Operation Night Watch has started on 8 July and is ongoing.@ https://www.rijksmuseum.nl/en/nightwatch
Rembrandt van Rijn painted The Night Watch (De Nachtwacht) in 1642. The painting is 363 cm × 437cm (it was cropped in 1715, these pieces have never been found) and weighs 337kg. It is the largest painting in Rembrandt’s line of work. The illustration is messy, like a snapshot, a group portrait of people actually doing something. The Night Watch is a story, a living scene.
In 1642 the 30 Years’ War was halfway through, and the Netherlands sought independence from Spain. It was a great time of prosperity for some Dutch citizens. The trade and plantations in the Dutch colonies were the basis for a lot of that wealth. Investment in art, collectables and business opportunities rose, as did poverty, war, forced labour, human trafficking and colonization…and thus, this period is called the Golden Age. The painting, like the name for this age, is a showcase of national pride. Today, many Dutchies have not been coming to terms with how its colonial past continues to play a role in the Dutch collective memory. It -the independence from Spain and break from Catholic state religion- made way for neo-liberalism. Amsterdam Museum Director Kiers said that this heritage of tolerance, free thought, and inclusion is still evidence that today is considered Golden Age for the Netherlands. “You can still feel these values around us today”, she avers, “entrepreneurship, creativity, tolerance.” wrote Shellie Karabell (a grey and wrinkly white journalist, a ‘Karen’), a former contributor on Forbes addressing “the county’s era of greatness” in 2017. But it wasn’t so great, was it? On September 13, 2019, Amsterdam Museum dropped the term ‘Golden Age’, arguing that it whitewashes the inequity of the period. The Rijksmuseum, where this painting is located for more than 200 years, still hasn’t dropped the term as far as I know of(?). Maybe, I question, it is time to drop not only this term but those museums altogether, but I’ll elaborate on this further at another time.
Back in 1642, it was pretty standard for civic guards or other military troops to commission group portraits, usually hung in their headquarters. The Night Watch was a commission from the Militia Company of District II. There are thirty-four figures depicted in this painting. Sixteen were confirmed members of the militia (the ones that paid). Captain Franz Banning Cocq and lieutenant Willem van Ruytenburch are the main focus points. The Militia are portrait as if they are about to march off. They were groups of able-bodied men who, if the need arose, could be called upon to defend the city or put down riots.
Dutch Militia proudly played a prominent part in towns, and some were well paid. Their formal duty was to defence and police. They consisted of locals citizens that volunteered (schutterij in Dutch) independent from the government but supported by the local order of the municipality and elite. It changed a bit in the 18th century, but the police that resembles what is known today didn’t exist until Napoleon came in 1810. The Dutch Corps de Maréchaussée and military officers came into being afterwards by 1814 under King Willem I to replace the French. A lot of reformations have taken place since.
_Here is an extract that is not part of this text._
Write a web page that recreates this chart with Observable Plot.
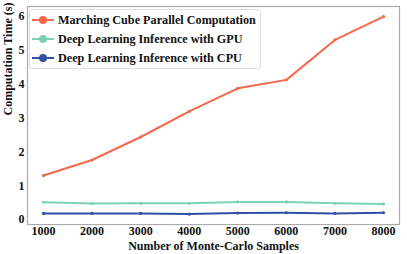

The painting is also known as Militia Company of District II under the Command of Captain Frans Banninck Cocq” and “The Shooting Company of Frans Banning Cocq and Willem van Ruytenburch“, “The Night Watch” is not its original name.
The history of The Night Watch is, in a sense, the history of art conservation. It used to have a golden glow applied during the 19th century when thick yellow varnishes were popular. The varnish cracked. The yellow varnish was taken off twice, and it looks pretty different now. “The difference was, quite literally, night and day – despite its nickname, The Night Watch doesn’t actually depict a night scene; the darkening layers of varnish, on top of Rembrandt’s painting style, made it look gloomier than intended.” wrote Victoria Turk for Wired.
1911, the painting is attacked with a knife. Again, in 1975, a museum visitor slashed the painting 12 times with a bread knife. He did it for the Lord, a Dutch teacher told bystanders that day. On 6 April 1990, another museum visitor sprayed the painting with a chemical. The varnish was damaged, not much more. These weren’t the only moments The Night Watch suffered, and it has been treated at least 25 times before. The painting is probably first restored in the 19th century or even earlier. The latest restoration research is taken place right now, but everything is delayed by the corona crisis. It is expected to cost three million euro and should’ve taken about a year. The actual restoration — originally scheduled to start in August 2020 — has now been rescheduled to begin in January 2021.